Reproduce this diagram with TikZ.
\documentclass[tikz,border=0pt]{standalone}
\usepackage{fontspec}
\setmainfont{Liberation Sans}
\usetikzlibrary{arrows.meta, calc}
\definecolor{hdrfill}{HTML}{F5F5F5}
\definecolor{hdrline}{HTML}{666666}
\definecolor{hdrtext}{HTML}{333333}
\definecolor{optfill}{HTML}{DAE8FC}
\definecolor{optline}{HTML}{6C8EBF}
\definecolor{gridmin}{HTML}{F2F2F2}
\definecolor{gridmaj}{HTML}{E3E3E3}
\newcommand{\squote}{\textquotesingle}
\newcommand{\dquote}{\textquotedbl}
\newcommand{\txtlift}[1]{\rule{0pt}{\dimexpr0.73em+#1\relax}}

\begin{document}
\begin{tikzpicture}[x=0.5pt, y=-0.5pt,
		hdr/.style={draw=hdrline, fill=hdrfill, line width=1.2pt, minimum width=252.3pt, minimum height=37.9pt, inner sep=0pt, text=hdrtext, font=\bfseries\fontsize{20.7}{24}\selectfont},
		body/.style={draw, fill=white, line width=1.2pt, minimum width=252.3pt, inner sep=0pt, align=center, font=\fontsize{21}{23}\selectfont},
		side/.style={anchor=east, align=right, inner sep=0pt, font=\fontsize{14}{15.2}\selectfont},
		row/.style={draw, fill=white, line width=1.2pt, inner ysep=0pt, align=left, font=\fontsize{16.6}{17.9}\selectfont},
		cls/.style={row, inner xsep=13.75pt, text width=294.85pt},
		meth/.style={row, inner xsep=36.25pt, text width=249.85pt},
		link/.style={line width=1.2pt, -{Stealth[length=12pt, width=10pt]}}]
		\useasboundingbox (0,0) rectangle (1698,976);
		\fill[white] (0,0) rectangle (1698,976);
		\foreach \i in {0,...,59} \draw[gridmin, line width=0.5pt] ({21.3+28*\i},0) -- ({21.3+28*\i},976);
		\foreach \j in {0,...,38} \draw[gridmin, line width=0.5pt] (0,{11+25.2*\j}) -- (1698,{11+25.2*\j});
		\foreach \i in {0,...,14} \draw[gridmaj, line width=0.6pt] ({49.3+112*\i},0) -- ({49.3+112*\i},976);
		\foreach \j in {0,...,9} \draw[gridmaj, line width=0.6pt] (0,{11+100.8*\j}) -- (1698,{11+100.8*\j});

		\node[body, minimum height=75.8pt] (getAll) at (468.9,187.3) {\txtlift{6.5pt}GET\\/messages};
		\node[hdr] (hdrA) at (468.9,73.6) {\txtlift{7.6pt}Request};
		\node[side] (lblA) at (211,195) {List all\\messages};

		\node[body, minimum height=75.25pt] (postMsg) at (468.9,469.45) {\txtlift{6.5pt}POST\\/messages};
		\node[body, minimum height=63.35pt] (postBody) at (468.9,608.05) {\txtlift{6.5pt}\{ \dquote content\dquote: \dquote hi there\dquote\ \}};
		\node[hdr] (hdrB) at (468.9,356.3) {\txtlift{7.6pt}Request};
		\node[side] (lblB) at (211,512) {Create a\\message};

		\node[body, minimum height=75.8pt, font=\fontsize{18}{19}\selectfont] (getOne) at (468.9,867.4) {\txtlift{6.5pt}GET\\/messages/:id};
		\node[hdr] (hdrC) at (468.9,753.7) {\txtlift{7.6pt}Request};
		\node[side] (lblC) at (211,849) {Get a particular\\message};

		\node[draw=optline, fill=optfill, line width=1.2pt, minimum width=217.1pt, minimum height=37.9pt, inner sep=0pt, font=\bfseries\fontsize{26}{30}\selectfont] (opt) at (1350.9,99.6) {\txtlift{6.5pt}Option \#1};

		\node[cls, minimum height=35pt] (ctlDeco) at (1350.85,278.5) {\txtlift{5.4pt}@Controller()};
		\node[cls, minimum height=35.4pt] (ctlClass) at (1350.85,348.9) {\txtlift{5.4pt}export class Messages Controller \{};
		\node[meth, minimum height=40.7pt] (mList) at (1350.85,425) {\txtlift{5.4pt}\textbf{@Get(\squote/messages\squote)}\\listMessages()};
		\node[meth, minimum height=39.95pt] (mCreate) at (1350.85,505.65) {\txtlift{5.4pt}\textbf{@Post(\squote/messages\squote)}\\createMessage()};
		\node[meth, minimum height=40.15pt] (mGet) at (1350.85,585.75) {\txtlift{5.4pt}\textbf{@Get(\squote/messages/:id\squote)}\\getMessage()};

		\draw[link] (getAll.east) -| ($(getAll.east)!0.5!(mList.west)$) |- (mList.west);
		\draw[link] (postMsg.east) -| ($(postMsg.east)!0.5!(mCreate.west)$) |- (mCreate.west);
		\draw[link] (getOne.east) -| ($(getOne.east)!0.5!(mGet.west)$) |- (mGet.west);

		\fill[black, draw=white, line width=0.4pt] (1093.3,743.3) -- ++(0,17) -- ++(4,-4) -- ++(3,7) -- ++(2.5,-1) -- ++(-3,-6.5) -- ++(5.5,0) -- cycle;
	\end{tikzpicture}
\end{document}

————

# [Exercise goal]
Print all the data exactly.

# [Expected answer]
Reproduce this diagram with TikZ.
\documentclass[tikz,border=0pt]{standalone}
\usepackage{fontspec}
\setmainfont{Liberation Sans}
\usetikzlibrary{arrows.meta, calc}
\definecolor{hdrfill}{HTML}{F5F5F5}
\definecolor{hdrline}{HTML}{666666}
\definecolor{hdrtext}{HTML}{333333}
\definecolor{optfill}{HTML}{DAE8FC}
\definecolor{optline}{HTML}{6C8EBF}
\definecolor{gridmin}{HTML}{F2F2F2}
\definecolor{gridmaj}{HTML}{E3E3E3}
\newcommand{\squote}{\textquotesingle}
\newcommand{\dquote}{\textquotedbl}
\newcommand{\txtlift}[1]{\rule{0pt}{\dimexpr0.73em+#1\relax}}

\begin{document}
\begin{tikzpicture}[x=0.5pt, y=-0.5pt,
		hdr/.style={draw=hdrline, fill=hdrfill, line width=1.2pt, minimum width=252.3pt, minimum height=37.9pt, inner sep=0pt, text=hdrtext, font=\bfseries\fontsize{20.7}{24}\selectfont},
		body/.style={draw, fill=white, line width=1.2pt, minimum width=252.3pt, inner sep=0pt, align=center, font=\fontsize{21}{23}\selectfont},
		side/.style={anchor=east, align=right, inner sep=0pt, font=\fontsize{14}{15.2}\selectfont},
		row/.style={draw, fill=white, line width=1.2pt, inner ysep=0pt, align=left, font=\fontsize{16.6}{17.9}\selectfont},
		cls/.style={row, inner xsep=13.75pt, text width=294.85pt},
		meth/.style={row, inner xsep=36.25pt, text width=249.85pt},
		link/.style={line width=1.2pt, -{Stealth[length=12pt, width=10pt]}}]
		\useasboundingbox (0,0) rectangle (1698,976);
		\fill[white] (0,0) rectangle (1698,976);
		\foreach \i in {0,...,59} \draw[gridmin, line width=0.5pt] ({21.3+28*\i},0) -- ({21.3+28*\i},976);
		\foreach \j in {0,...,38} \draw[gridmin, line width=0.5pt] (0,{11+25.2*\j}) -- (1698,{11+25.2*\j});
		\foreach \i in {0,...,14} \draw[gridmaj, line width=0.6pt] ({49.3+112*\i},0) -- ({49.3+112*\i},976);
		\foreach \j in {0,...,9} \draw[gridmaj, line width=0.6pt] (0,{11+100.8*\j}) -- (1698,{11+100.8*\j});

		\node[body, minimum height=75.8pt] (getAll) at (468.9,187.3) {\txtlift{6.5pt}GET\\/messages};
		\node[hdr] (hdrA) at (468.9,73.6) {\txtlift{7.6pt}Request};
		\node[side] (lblA) at (211,195) {List all\\messages};

		\node[body, minimum height=75.25pt] (postMsg) at (468.9,469.45) {\txtlift{6.5pt}POST\\/messages};
		\node[body, minimum height=63.35pt] (postBody) at (468.9,608.05) {\txtlift{6.5pt}\{ \dquote content\dquote: \dquote hi there\dquote\ \}};
		\node[hdr] (hdrB) at (468.9,356.3) {\txtlift{7.6pt}Request};
		\node[side] (lblB) at (211,512) {Create a\\message};

		\node[body, minimum height=75.8pt, font=\fontsize{18}{19}\selectfont] (getOne) at (468.9,867.4) {\txtlift{6.5pt}GET\\/messages/:id};
		\node[hdr] (hdrC) at (468.9,753.7) {\txtlift{7.6pt}Request};
		\node[side] (lblC) at (211,849) {Get a particular\\message};

		\node[draw=optline, fill=optfill, line width=1.2pt, minimum width=217.1pt, minimum height=37.9pt, inner sep=0pt, font=\bfseries\fontsize{26}{30}\selectfont] (opt) at (1350.9,99.6) {\txtlift{6.5pt}Option \#1};

		\node[cls, minimum height=35pt] (ctlDeco) at (1350.85,278.5) {\txtlift{5.4pt}@Controller()};
		\node[cls, minimum height=35.4pt] (ctlClass) at (1350.85,348.9) {\txtlift{5.4pt}export class Messages Controller \{};
		\node[meth, minimum height=40.7pt] (mList) at (1350.85,425) {\txtlift{5.4pt}\textbf{@Get(\squote/messages\squote)}\\listMessages()};
		\node[meth, minimum height=39.95pt] (mCreate) at (1350.85,505.65) {\txtlift{5.4pt}\textbf{@Post(\squote/messages\squote)}\\createMessage()};
		\node[meth, minimum height=40.15pt] (mGet) at (1350.85,585.75) {\txtlift{5.4pt}\textbf{@Get(\squote/messages/:id\squote)}\\getMessage()};

		\draw[link] (getAll.east) -| ($(getAll.east)!0.5!(mList.west)$) |- (mList.west);
		\draw[link] (postMsg.east) -| ($(postMsg.east)!0.5!(mCreate.west)$) |- (mCreate.west);
		\draw[link] (getOne.east) -| ($(getOne.east)!0.5!(mGet.west)$) |- (mGet.west);

		\fill[black, draw=white, line width=0.4pt] (1093.3,743.3) -- ++(0,17) -- ++(4,-4) -- ++(3,7) -- ++(2.5,-1) -- ++(-3,-6.5) -- ++(5.5,0) -- cycle;
	\end{tikzpicture}
\end{document}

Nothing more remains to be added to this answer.